- **PROBLEM STATEMENT**
Set all the material down again unchanged, without the pictures.

- **INFORMATION PROVIDED**
- - - - - - -

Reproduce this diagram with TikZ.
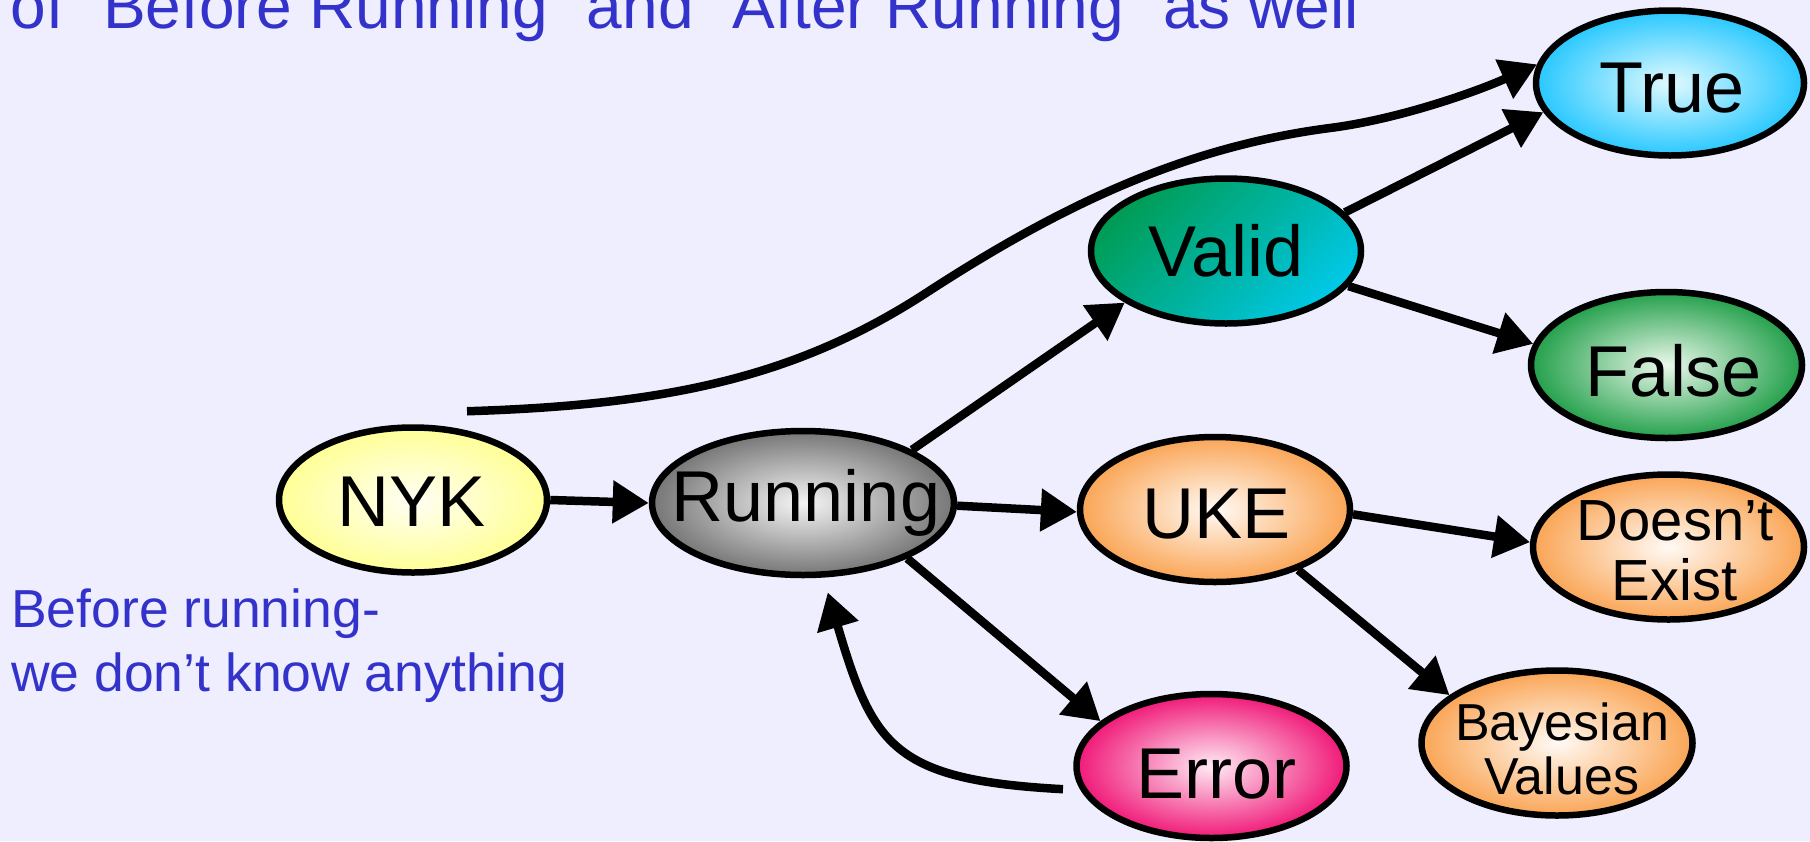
\documentclass[tikz,border=0pt]{standalone}
\usepackage{fontspec}
\setmainfont{Liberation Sans}
\usetikzlibrary{arrows.meta,shapes.geometric}

\definecolor{pagebg}{RGB}{238,238,254}
\definecolor{noteblue}{RGB}{51,51,204}
\definecolor{nykIn}{RGB}{255,255,245}
\definecolor{nykOut}{RGB}{255,255,150}
\definecolor{runIn}{RGB}{245,245,245}
\definecolor{runOut}{RGB}{118,118,118}
\definecolor{validA}{RGB}{0,156,84}
\definecolor{validB}{RGB}{0,200,230}
\definecolor{trueIn}{RGB}{225,250,255}
\definecolor{trueOut}{RGB}{40,200,255}
\definecolor{falseIn}{RGB}{235,248,235}
\definecolor{falseOut}{RGB}{35,160,75}
\definecolor{orangeIn}{RGB}{255,250,245}
\definecolor{orangeOut}{RGB}{250,165,85}
\definecolor{errIn}{RGB}{255,235,245}
\definecolor{errOut}{RGB}{240,25,120}

\begin{document}
\begin{tikzpicture}[x=1pt,y=-1pt,
  state/.style={ellipse, draw=black, line width=6.5pt, inner sep=0pt,
    minimum width=270pt, minimum height=145pt},
  caption/.style={anchor=base, inner sep=0pt, text=black,
    font=\fontsize{72}{72}\selectfont},
  smallcap/.style={caption, font=\fontsize{58}{58}\selectfont},
  tinycap/.style={caption, font=\fontsize{52}{52}\selectfont},
  note/.style={anchor=base west, inner sep=0pt, text=noteblue},
  arr/.style={line width=8.5pt, draw=black, -{Triangle[length=36pt,width=41pt]}}]

\useasboundingbox (0,0) rectangle (1810,841);
\clip (0,0) rectangle (1810,841);
\fill[pagebg] (0,0) rectangle (1810,841);

% headline and side note
\node[note, font=\fontsize{64}{64}\selectfont] (headline) at (10.5,28)
  {of “Before Running” and “After Running” as well};
\node[note, font=\fontsize{53.5}{53.5}\selectfont] (before1) at (11,627.7) {Before running-};
\node[note, font=\fontsize{53.5}{53.5}\selectfont] (before2) at (11,691.7) {we don’t know anything};

% states
\node[state, minimum width=268pt, inner color=nykIn, outer color=nykOut] (nyk) at (413,500) {};
\node[state, minimum width=302pt, minimum height=144pt, inner color=runIn, outer color=runOut] (run) at (803,503) {};
\node[state, top color=validA, bottom color=validB, shading angle=45] (valid) at (1226,251) {};
\node[state, minimum width=268pt, inner color=trueIn, outer color=trueOut] (true) at (1670,83) {};
\node[state, minimum width=271pt, minimum height=146pt, inner color=falseIn, outer color=falseOut] (false) at (1666.5,365) {};
\node[state, inner color=orangeIn, outer color=orangeOut] (uke) at (1215,509.5) {};
\node[state, minimum width=271pt, inner color=orangeIn, outer color=orangeOut] (dne) at (1668.5,547) {};
\node[state, minimum height=144pt, inner color=errIn, outer color=errOut] (err) at (1211.5,766) {};
\node[state, minimum width=271pt, inner color=orangeIn, outer color=orangeOut] (bay) at (1557,743) {};

% state names
\node[caption] (nykT) at (412,526.7) {NYK};
\node[caption] (runT) at (806,521.7) {Running};
\node[caption] (validT) at (1226,276) {Valid};
\node[caption] (trueT) at (1672,112.7) {True};
\node[caption] (falseT) at (1674,396.7) {False};
\node[caption] (ukeT) at (1217,538.3) {UKE};
\node[caption] (errT) at (1216.5,798.3) {Error};
\node[smallcap] (dneT1) at (1675,540.7) {Doesn’t};
\node[smallcap] (dneT2) at (1674.6,600) {Exist};
\node[tinycap] (bayT1) at (1562,740) {Bayesian};
\node[tinycap] (bayT2) at (1561.6,794.3) {Values};

% transitions
\draw[arr] (nyk.east) -- (run.west);
\draw[arr] (run.26) -- (valid.207);
\draw[arr] (run.-1) -- (uke.181);
\draw[arr] (run.-28) -- (err.158);
\draw[arr] ([xshift=-17pt]err.190) .. controls (893,780) and (873,746) ..
  ([xshift=2pt,yshift=-15pt]run.-73);
\draw[arr] (valid.18) -- (true.193);
\draw[arr] (valid.-16) -- (false.171);
\draw[arr] (uke.-2) -- (dne.178);
\draw[arr] (uke.-36) -- (bay.156);
\draw[arr] ([xshift=54pt,yshift=13pt]nyk.north)
  .. controls (667,405) and (796,377.5) .. (926,293)
  .. controls (1056,208.5) and (1180,147.5) .. (1330,128)
  .. controls (1400,119) and (1478,91) .. (true.172);
\end{tikzpicture}
\end{document}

- - - - - - -

- **EXERCISE RESULT**
Reproduce this diagram with TikZ.
\documentclass[tikz,border=0pt]{standalone}
\usepackage{fontspec}
\setmainfont{Liberation Sans}
\usetikzlibrary{arrows.meta,shapes.geometric}

\definecolor{pagebg}{RGB}{238,238,254}
\definecolor{noteblue}{RGB}{51,51,204}
\definecolor{nykIn}{RGB}{255,255,245}
\definecolor{nykOut}{RGB}{255,255,150}
\definecolor{runIn}{RGB}{245,245,245}
\definecolor{runOut}{RGB}{118,118,118}
\definecolor{validA}{RGB}{0,156,84}
\definecolor{validB}{RGB}{0,200,230}
\definecolor{trueIn}{RGB}{225,250,255}
\definecolor{trueOut}{RGB}{40,200,255}
\definecolor{falseIn}{RGB}{235,248,235}
\definecolor{falseOut}{RGB}{35,160,75}
\definecolor{orangeIn}{RGB}{255,250,245}
\definecolor{orangeOut}{RGB}{250,165,85}
\definecolor{errIn}{RGB}{255,235,245}
\definecolor{errOut}{RGB}{240,25,120}

\begin{document}
\begin{tikzpicture}[x=1pt,y=-1pt,
  state/.style={ellipse, draw=black, line width=6.5pt, inner sep=0pt,
    minimum width=270pt, minimum height=145pt},
  caption/.style={anchor=base, inner sep=0pt, text=black,
    font=\fontsize{72}{72}\selectfont},
  smallcap/.style={caption, font=\fontsize{58}{58}\selectfont},
  tinycap/.style={caption, font=\fontsize{52}{52}\selectfont},
  note/.style={anchor=base west, inner sep=0pt, text=noteblue},
  arr/.style={line width=8.5pt, draw=black, -{Triangle[length=36pt,width=41pt]}}]

\useasboundingbox (0,0) rectangle (1810,841);
\clip (0,0) rectangle (1810,841);
\fill[pagebg] (0,0) rectangle (1810,841);

% headline and side note
\node[note, font=\fontsize{64}{64}\selectfont] (headline) at (10.5,28)
  {of “Before Running” and “After Running” as well};
\node[note, font=\fontsize{53.5}{53.5}\selectfont] (before1) at (11,627.7) {Before running-};
\node[note, font=\fontsize{53.5}{53.5}\selectfont] (before2) at (11,691.7) {we don’t know anything};

% states
\node[state, minimum width=268pt, inner color=nykIn, outer color=nykOut] (nyk) at (413,500) {};
\node[state, minimum width=302pt, minimum height=144pt, inner color=runIn, outer color=runOut] (run) at (803,503) {};
\node[state, top color=validA, bottom color=validB, shading angle=45] (valid) at (1226,251) {};
\node[state, minimum width=268pt, inner color=trueIn, outer color=trueOut] (true) at (1670,83) {};
\node[state, minimum width=271pt, minimum height=146pt, inner color=falseIn, outer color=falseOut] (false) at (1666.5,365) {};
\node[state, inner color=orangeIn, outer color=orangeOut] (uke) at (1215,509.5) {};
\node[state, minimum width=271pt, inner color=orangeIn, outer color=orangeOut] (dne) at (1668.5,547) {};
\node[state, minimum height=144pt, inner color=errIn, outer color=errOut] (err) at (1211.5,766) {};
\node[state, minimum width=271pt, inner color=orangeIn, outer color=orangeOut] (bay) at (1557,743) {};

% state names
\node[caption] (nykT) at (412,526.7) {NYK};
\node[caption] (runT) at (806,521.7) {Running};
\node[caption] (validT) at (1226,276) {Valid};
\node[caption] (trueT) at (1672,112.7) {True};
\node[caption] (falseT) at (1674,396.7) {False};
\node[caption] (ukeT) at (1217,538.3) {UKE};
\node[caption] (errT) at (1216.5,798.3) {Error};
\node[smallcap] (dneT1) at (1675,540.7) {Doesn’t};
\node[smallcap] (dneT2) at (1674.6,600) {Exist};
\node[tinycap] (bayT1) at (1562,740) {Bayesian};
\node[tinycap] (bayT2) at (1561.6,794.3) {Values};

% transitions
\draw[arr] (nyk.east) -- (run.west);
\draw[arr] (run.26) -- (valid.207);
\draw[arr] (run.-1) -- (uke.181);
\draw[arr] (run.-28) -- (err.158);
\draw[arr] ([xshift=-17pt]err.190) .. controls (893,780) and (873,746) ..
  ([xshift=2pt,yshift=-15pt]run.-73);
\draw[arr] (valid.18) -- (true.193);
\draw[arr] (valid.-16) -- (false.171);
\draw[arr] (uke.-2) -- (dne.178);
\draw[arr] (uke.-36) -- (bay.156);
\draw[arr] ([xshift=54pt,yshift=13pt]nyk.north)
  .. controls (667,405) and (796,377.5) .. (926,293)
  .. controls (1056,208.5) and (1180,147.5) .. (1330,128)
  .. controls (1400,119) and (1478,91) .. (true.172);
\end{tikzpicture}
\end{document}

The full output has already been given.